Carve Magazine Issue 187

Carve Surfing Magazine

Carve Magazine Issue 187

New issue is in stores this week and available on the app now for you iPad folk. For next time how about letting the postie take the strain and subscribe?!

THE MEN IN GREY SUITS

Strange times on the world tour this year. If John John currently languishing at 26th on the ratings isn’t weird enough the West Oz event was cancelled outright due to shark concerns.
Yep. You read that right.
Now it’s easy to forget about the WSL pro sports tour sometimes. The Australian events rarely set the pulse racing, Brazil is a yawn. It’s only when the tour hits J-Bay, that is handily in our time zone, that we can dodge doing anything productive at work by streaming the webcast on all day. This year we’ve got the bonus of Keramas back on tour, but wind wise it’s the wrong season, it doesn’t work for that much of the tide and word on the ground is the building of hotels has disrupted the sand flow from the stream which builds up in the lee of the reef.
Tahiti, of course, can be epic, but it’s been a long time between drinks for the sickest wave on tour delivering sphincter-clenching, brownshort-making, borderline tow size death boxes. No Cloudie this year either.
The high performance playground of Trestles has been replaced by Slater’s Water Feature in the farmlands of Central Cali.
So it leaves Europe and Pipe to bring the drama, for the last time in the current window. Yes. Again. You read that right. Portugal and France are reportedly being moved to spring (could be epic, could be awful, will be cold) in the 2019 rejig of the tour and as you’ll have read, a lot, online the Pipe event is in the wind due to permit problems that are yet to be resolved.
So in an era of big change, the rise of wave pools as serious venues, big question marks over the tour’s financial viability and a trimming of the tour back to a Mentawai play off style finish in September it’s pretty poor timing for the apex predators of the brine to throw their toys out of the pram.
If we’ve learned anything from recent weeks is everyone has an opinion. And we all know what opinions are like…
We’ve also learned not to bury whale carcasses on beaches, unless you want to encourage a massive shark all-you-can-eat buffet queue.
Sometimes don’t you just celebrate living in boring old Britain and Ireland? The biggest thing we have to worry about in the sea is bumping into a turd or a plastic bag not a prehistoric killing machine.

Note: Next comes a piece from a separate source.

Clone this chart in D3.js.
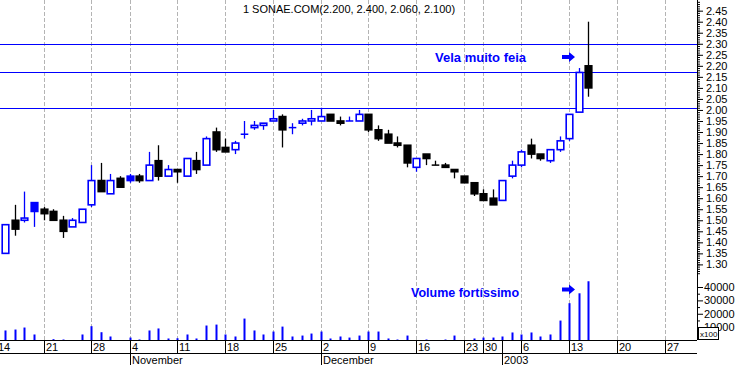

This is the quote from the WSL’s British boss, Soph, regarding Bitey McBitefacegate:
"The WSL puts the highest premium on safety. This cannot be just talk, and it cannot be compromised. Surfing is a sport that carries various forms of risk, and is unique in that wild animals inhabit our performance environment. Sharks are an occasional reality of WSL competitions, and of surfing in general. Everyone associated with our sport knows that. There have been incidents in the past - and it's possible that there will be incidents in the future - which did not (and will not) result in the cancellation of an event. However, current circumstances are very unusual and troubling, and we have decided that the elevated risk during this season's Margaret River Pro has crossed the threshold for what is acceptable."
Sophie Goldschmidt, WSL CEO

This is, of course, from Jaws:
“I think I am familiar with the fact that you are going to ignore this problem until it swims up and bites you in the ass.”